The letters that Jean Johnson, a Leicester primary teacher, has received from her local tax office would seem to support Mr Flint’s criticism. One stated: “A teacher is deemed to carry out his or her substantive duties in the classroom at the school at which he or she holds the position of a teacher. It is not an objective requirement of the job that these duties have to be carried out at home, in fact, this would be impractical.”

This was news to Mrs Johnson, who replied: “There is no way I can carry out my job as a teacher in the way the Government now insists upon without working at home. It is impractical and impossible to do all one’s work at school since it does not stay open long enough into the night. I need to plan, work, mark, complete far more records than ever beforeI as well as reading the copious leaflets, letters and policies the Government produces most weeks.”

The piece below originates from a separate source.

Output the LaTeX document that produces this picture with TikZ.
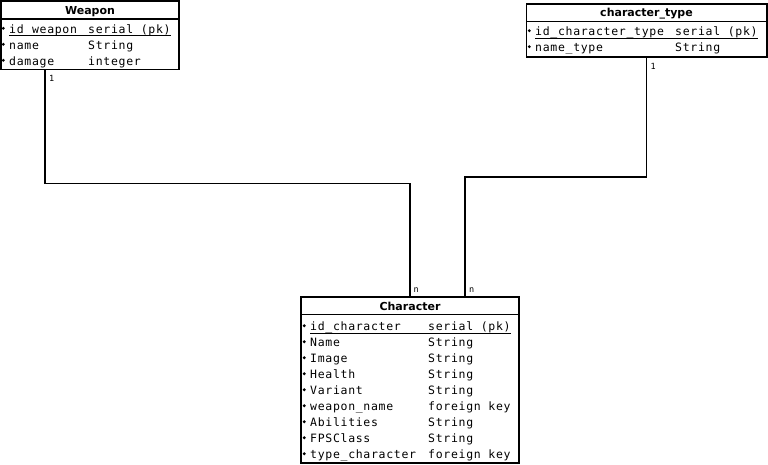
\documentclass[tikz,border=0pt]{standalone}
\usepackage{fontspec}
\newfontfamily\monof[LetterSpace=6]{DejaVu Sans Mono}
\newfontfamily\labf{DejaVu Sans Mono}
\newfontfamily\titlef{DejaVu Sans}
\tikzset{
  tablebox/.style={draw, line width=1.8pt, inner sep=0pt, outer sep=0pt, anchor=north west},
  sepline/.style={line width=1.8pt},
  conn/.style={line width=1.8pt},
  ttl/.style={font=\titlef\bfseries\fontsize{11}{13}\selectfont, anchor=base, inner sep=0pt},
  attr/.style={font=\monof\fontsize{11.5}{14}\selectfont, anchor=base west, inner sep=0pt},
  card/.style={font=\labf\fontsize{8.5}{10}\selectfont, anchor=base west, inner sep=0pt},
  uline/.style={line width=0.9pt},
  bul/.style={fill=black, draw=none}
}
% #1 name prefix, #2 bullet x, #3 col1 x, #4 col2 x, #5 baseline y, #6 text1, #7 text2
\newcommand\erow[7]{%
  \fill[bul] (#2+0.3,#5-5) circle (1.6pt);
  \node[attr] (#1a) at (#3,#5) {#6};
  \node[attr] (#1b) at (#4,#5) {#7};
}
\begin{document}
\begin{tikzpicture}[x=1pt,y=-1pt]
\useasboundingbox (0,0) rectangle (768,464);

% ---------- Weapon ----------
\node[tablebox, minimum width=178pt, minimum height=68.5pt] (weapon) at (1,1) {};
\draw[sepline] (1,19) -- (179,19);
\node[ttl] (weapont) at (90,14) {Weapon};
\erow{wa}{3}{9}{88}{33.3}{id\_weapon}{serial (pk)}
\draw[uline] ([yshift=-2.3pt]waa.base west) -- ([yshift=-2.3pt]wab.base east);
\erow{wb}{3}{9}{88}{49.3}{name}{String}
\erow{wc}{3}{9}{88}{65.3}{damage}{integer}

% ---------- character_type ----------
\node[tablebox, minimum width=240.5pt, minimum height=53pt] (ctype) at (526.5,4) {};
\draw[sepline] (526.5,21.5) -- (767,21.5);
\node[ttl] (ctypet) at (646.5,16.7) {character\_type};
\erow{ta}{529}{535}{675}{35.7}{id\_character\_type}{serial (pk)}
\draw[uline] ([yshift=-2.8pt]taa.base west) -- ([yshift=-2.8pt]tab.base east);
\erow{tb}{529}{535}{675}{51.7}{name\_type}{String}

% ---------- Character ----------
\node[tablebox, minimum width=218pt, minimum height=166pt] (character) at (301,297) {};
\draw[sepline] (301,314.5) -- (519,314.5);
\node[ttl] (charactert) at (410,310) {Character};
\erow{ca}{304}{310}{428}{330.7}{id\_character}{serial (pk)}
\draw[uline] ([yshift=-2.6pt]caa.base west) -- ([yshift=-2.6pt]cab.base east);
\erow{cb}{304}{310}{428}{346.7}{Name}{String}
\erow{cc}{304}{310}{428}{362.7}{Image}{String}
\erow{cd}{304}{310}{428}{378.7}{Health}{String}
\erow{ce}{304}{310}{428}{394.7}{Variant}{String}
\erow{cf}{304}{310}{428}{410.7}{weapon\_name}{foreign key}
\erow{cg}{304}{310}{428}{426.7}{Abilities}{String}
\erow{ch}{304}{310}{428}{442.7}{FPSClass}{String}
\erow{ci}{304}{310}{428}{458.7}{type\_character}{foreign key}

% ---------- connectors ----------
\draw[conn] ([xshift=44pt]weapon.south west) -- ++(0,114) -| ([xshift=109pt]character.north west);
\draw[conn] ([xshift=120pt]ctype.south west) -- ++(0,120) -| ([xshift=164pt]character.north west);

% ---------- cardinalities ----------
\node[card] (c1) at (49,81.5) {1};
\node[card] (c2) at (650.5,69) {1};
\node[card] (c3) at (413.5,292) {n};
\node[card] (c4) at (469,292) {n};
\end{tikzpicture}
\end{document}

Mrs Johnson sees the Government subsidy of computers for teachers as a tacit acknowledgment that teachers do have to work at home. She is also mystified by tax officials’ frequent reference to two court cases, Pook v Owen, and Taylor v Provan, to justify the Revenue’s tough line on teachers; both deal with claims for travel expenses.

Meanwhile, Mr Key is not giving up the fight; he is urging the teaching unions to mount a joint case for tax concessions to the Inland Revenue. The professional organisations for midwives, university lecturers, local councillors and insurance agents have all successfully challenged the Revenue on this issue.

Mr Flint believes the most effective route would be for the unions to ask the Inland Revenue to grant tax relief on computers used at home. This could be justified, he says, because computers are now essential tools of the trade, in the same way that a bricklayer can claim tax relief on his hod. But the current priority for the unions is cutting workload so that their members do not have to work from home.

Yet even with more administrative support and extra non-contact time, Mrs Johnson cannot foresee a time when she will not have to take work home.

“It’s always going to be an issue,” she says. “We’ll never be able to cut it back sufficiently so that we don’t have to work at home.”